Print word for word the first line of the listing below and every line after it, through the line with "import plotly.graph_objects as go". Leave out the pictures and the rest.

[Stored entries]
□ □ □ □
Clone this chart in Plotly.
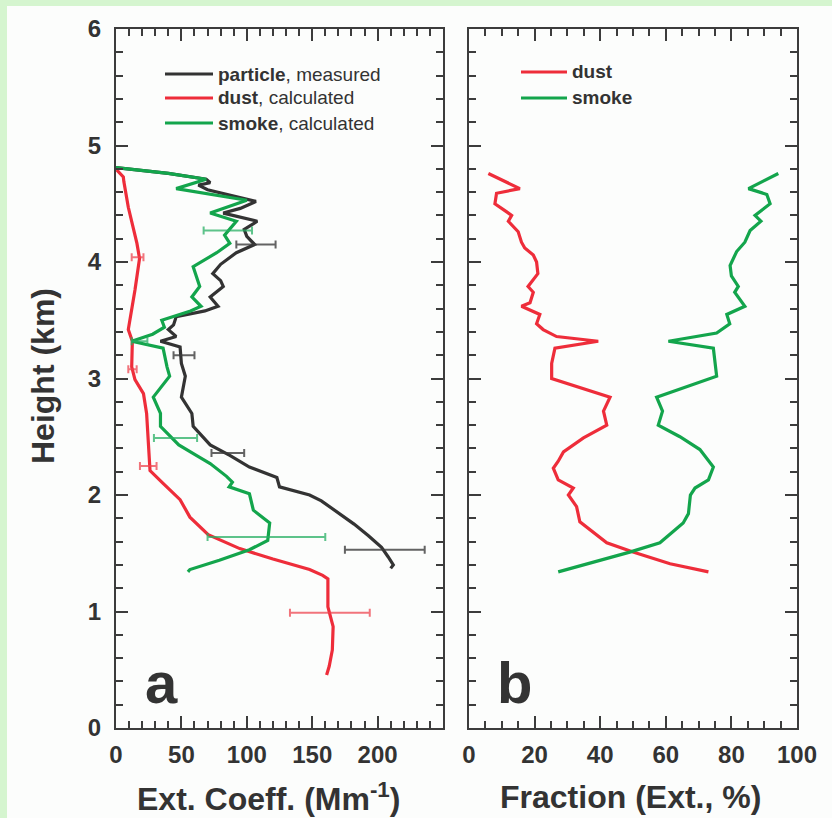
import plotly.graph_objects as go

# ---------------- data ----------------
# panel a: extinction coefficient profiles (Mm^-1) vs height (km)
particle_h = [4.81, 4.76, 4.71, 4.68, 4.66, 4.62, 4.52, 4.46, 4.42, 4.35, 4.28, 4.22, 4.15,
              4.08, 3.98, 3.90, 3.84, 3.79, 3.70, 3.62, 3.58, 3.53, 3.46, 3.42, 3.36, 3.32,
              3.27, 3.13, 3.02, 2.84, 2.70, 2.59, 2.43, 2.34, 2.24, 2.15, 2.07, 2.00, 1.95,
              1.85, 1.75, 1.65, 1.55, 1.47, 1.40, 1.37]
particle_v = [0, 40, 69, 72, 63, 70, 107, 95, 82, 108, 98, 100, 106,
              92, 80, 74, 80, 82, 72, 78, 68, 46, 44, 40, 46, 34,
              49, 50, 53, 50, 58, 59, 72, 87, 102, 123, 125, 148, 157,
              170, 182, 193, 203, 208, 212, 210]

smoke_h = [4.81, 4.76, 4.71, 4.63, 4.53, 4.42, 4.35, 4.23, 4.16, 4.08, 3.96, 3.79, 3.70,
           3.62, 3.58, 3.50, 3.44, 3.38, 3.32, 3.26, 3.10, 3.02, 2.84, 2.70, 2.59, 2.43,
           2.33, 2.27, 2.16, 2.11, 2.07, 2.01, 1.87, 1.76, 1.61, 1.53, 1.44, 1.36, 1.34]
smoke_v = [0, 40, 69, 46, 100, 72, 92, 83, 87, 77, 59, 64, 58,
           65, 57, 35, 37, 28, 12, 36, 39, 41, 28.5, 34, 34, 48,
           63, 72, 84.5, 89, 86.5, 102, 105, 117.5, 116, 102, 79, 56.5, 55]

dust_h = [4.79, 4.73, 4.69, 4.47, 4.16, 4.03, 3.76, 3.59, 3.42, 3.32, 3.10, 2.99, 2.87,
          2.70, 2.47, 2.21, 2.10, 1.96, 1.81, 1.66, 1.54, 1.45, 1.36, 1.31, 1.28, 1.04,
          0.87, 0.67, 0.53, 0.455]
dust_v = [0.5, 5.6, 6, 9.4, 16, 18, 14.5, 12, 9.4, 12.5, 12, 14.5, 21,
          23.4, 24.7, 26, 36, 49, 56.5, 70.5, 94.6, 120, 148, 158, 162, 162,
          166, 165.4, 163, 161]

# horizontal uncertainty bars: height, centre, lower and upper bound
particle_err_h = [4.15, 3.20, 2.36, 1.53]
particle_err_c = [107, 52, 86, 205]
particle_err_lo = [92, 44, 73, 175]
particle_err_hi = [122, 60, 98, 236]

smoke_err_h = [4.27, 3.32, 2.49, 1.64]
smoke_err_c = [85, 18, 45, 116]
smoke_err_lo = [67, 12, 29, 70]
smoke_err_hi = [104, 24, 62, 160]

dust_err_h = [4.04, 3.08, 2.25, 0.99]
dust_err_c = [16.5, 12.6, 24.7, 163.5]
dust_err_lo = [12, 9.4, 18.3, 133]
dust_err_hi = [21, 15.8, 31, 194]

# panel b: fraction of extinction (%)
dust_frac_h = [4.76, 4.63, 4.59, 4.50, 4.43, 4.40, 4.35, 4.26, 4.17, 4.12, 4.06, 4.00, 3.90,
               3.79, 3.74, 3.65, 3.62, 3.55, 3.47, 3.42, 3.36, 3.32, 3.26, 3.13, 3.00, 2.84,
               2.72, 2.60, 2.49, 2.37, 2.29, 2.23, 2.13, 2.06, 2.00, 1.90, 1.77, 1.59, 1.51,
               1.41, 1.34]
dust_frac = [5.9, 15.5, 8.4, 7.9, 11.5, 13, 12, 15, 16, 17, 19.6, 20.6, 21,
             18, 19.6, 18.6, 16, 21.6, 20.6, 22.6, 26.7, 39.4, 26.2, 25.2, 25.2, 43,
             41, 42, 34.9, 28.8, 27.2, 25.7, 27.2, 31.8, 30.3, 32.8, 33.8, 42, 50,
             61.3, 73]

smoke_frac_h = [4.76, 4.63, 4.58, 4.50, 4.40, 4.35, 4.27, 4.17, 4.09, 3.97, 3.88, 3.79, 3.74,
                3.62, 3.55, 3.47, 3.39, 3.32, 3.26, 3.13, 3.02, 2.84, 2.72, 2.60, 2.50, 2.39,
                2.24, 2.13, 2.06, 2.00, 1.84, 1.76, 1.59, 1.51, 1.41, 1.34]
smoke_frac = [94.3, 85.2, 90.8, 91.8, 87.2, 89, 85.7, 84.1, 81.6, 79.6, 80, 82.1, 81,
              84.1, 78.6, 79.5, 75.5, 60.8, 74.5, 75, 75.5, 57.2, 59, 57.7, 64.3, 70.4,
              74.5, 73, 68.9, 67.5, 66.9, 65.3, 58.2, 49, 35.9, 27.2]

x_ticks_a = [0, 50, 100, 150, 200]
x_ticks_b = [0, 20, 40, 60, 80, 100]
y_ticks = [0, 1, 2, 3, 4, 5, 6]

# ---------------- styling ----------------
W, H = 832, 818
BLACK = "#333333"
RED = "#ee2d3a"
GREEN = "#13a54c"
AXIS = "#3c3c3c"
TXT = "#333333"
FONT = "Liberation Sans, Arial, sans-serif"


def px(x):
    return x / W


def py(y):
    return 1 - y / H


fig = go.Figure()


def profile(x, y, color, axes):
    fig.add_trace(go.Scatter(x=x, y=y, mode="lines", showlegend=False,
                             line=dict(color=color, width=3.2),
                             xaxis=axes[0], yaxis=axes[1]))


def errbars(h, c, lo, hi, color):
    fig.add_trace(go.Scatter(
        x=c, y=h, mode="markers", showlegend=False,
        marker=dict(size=1, color=color, opacity=0),
        error_x=dict(type="data", symmetric=False,
                     array=[b - m for m, b in zip(c, hi)],
                     arrayminus=[m - a for m, a in zip(c, lo)],
                     color=color, thickness=2, width=4),
        xaxis="x", yaxis="y"))


profile(particle_v, particle_h, BLACK, ("x", "y"))
profile(dust_v, dust_h, RED, ("x", "y"))
profile(smoke_v, smoke_h, GREEN, ("x", "y"))
errbars(particle_err_h, particle_err_c, particle_err_lo, particle_err_hi, "rgba(60,60,60,0.8)")
errbars(smoke_err_h, smoke_err_c, smoke_err_lo, smoke_err_hi, "rgba(40,175,100,0.75)")
errbars(dust_err_h, dust_err_c, dust_err_lo, dust_err_hi, "rgba(238,70,80,0.75)")

profile(dust_frac, dust_frac_h, RED, ("x2", "y2"))
profile(smoke_frac, smoke_frac_h, GREEN, ("x2", "y2"))

ydom = [py(728), py(29)]
common = dict(showline=True, linecolor=AXIS, linewidth=2, mirror="ticks",
              ticks="inside", ticklen=12, tickwidth=2, tickcolor=AXIS,
              showgrid=False, zeroline=False, automargin=False,
              tickfont=dict(family=FONT, size=24, color=TXT, weight="bold"))

fig.update_layout(
    width=W, height=H,
    margin=dict(l=0, r=0, t=0, b=0),
    paper_bgcolor="#d5f5cf",
    plot_bgcolor="rgba(0,0,0,0)",
    xaxis=dict(domain=[px(116), px(443)], range=[0, 250], tickvals=x_ticks_a,
               minor=dict(dtick=10, ticklen=7, tickwidth=2, tickcolor=AXIS, ticks="inside"),
               ticklabelstandoff=4, anchor="y", **common),
    yaxis=dict(domain=ydom, range=[0, 6], tickvals=y_ticks,
               minor=dict(dtick=0.2, ticklen=7, tickwidth=2, tickcolor=AXIS, ticks="inside"),
               ticklabelstandoff=8, anchor="x", **common),
    xaxis2=dict(domain=[px(469), px(797)], range=[0, 100], tickvals=x_ticks_b,
                minor=dict(dtick=5, ticklen=7, tickwidth=2, tickcolor=AXIS, ticks="inside"),
                ticklabelstandoff=4, anchor="y2", **common),
    yaxis2=dict(domain=ydom, range=[0, 6], tickvals=y_ticks, showticklabels=False,
                minor=dict(dtick=0.2, ticklen=7, tickwidth=2, tickcolor=AXIS, ticks="inside"),
                anchor="x2", **common),
)

shapes = [dict(type="rect", xref="paper", yref="paper", x0=px(7), x1=1, y0=0, y1=py(6),
               fillcolor="#fcfdfc", line=dict(width=0), layer="below")]
annotations = []


def label(text, x, y, size, bold=True, xanchor="center", angle=0):
    font = dict(family=FONT, size=size, color=TXT)
    if bold:
        font["weight"] = "bold"
    annotations.append(dict(text=text, x=px(x), y=py(y), xref="paper", yref="paper",
                            xanchor=xanchor, yanchor="middle", align="left",
                            textangle=angle, showarrow=False, borderpad=0, font=font))


# axis titles
label("Height (km)", 43, 376, 32, angle=-90)
label("Ext. Coeff. (Mm<sup>-1</sup>)", 268, 797, 32)
label("Fraction (Ext., %)", 630, 797, 32)

# panel letters
label("a", 161, 682, 58)
label("b", 514, 682, 58)

# legend keys
legend_a = [("<b>particle</b>, measured", BLACK, 74),
            ("<b>dust</b>, calculated", RED, 98),
            ("<b>smoke</b>, calculated", GREEN, 123)]
for text, color, yy in legend_a:
    shapes.append(dict(type="line", xref="paper", yref="paper", x0=px(165), x1=px(213),
                       y0=py(yy), y1=py(yy), line=dict(color=color, width=3)))
    label(text, 217, yy, 19, bold=False, xanchor="left")

legend_b = [("<b>dust</b>", RED, 72), ("<b>smoke</b>", GREEN, 98)]
for text, color, yy in legend_b:
    shapes.append(dict(type="line", xref="paper", yref="paper", x0=px(521), x1=px(567),
                       y0=py(yy), y1=py(yy), line=dict(color=color, width=3)))
    label(text, 571, yy, 19, bold=False, xanchor="left")

fig.update_layout(shapes=shapes, annotations=annotations)
fig.write_html("out.html")
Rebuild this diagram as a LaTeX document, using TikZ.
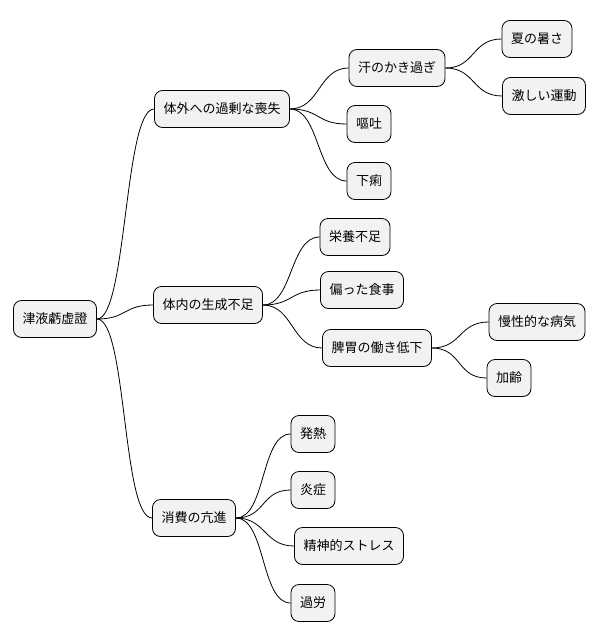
□ □ □ □
◆ Written answer ◆
Clone this chart in Plotly.
import plotly.graph_objects as go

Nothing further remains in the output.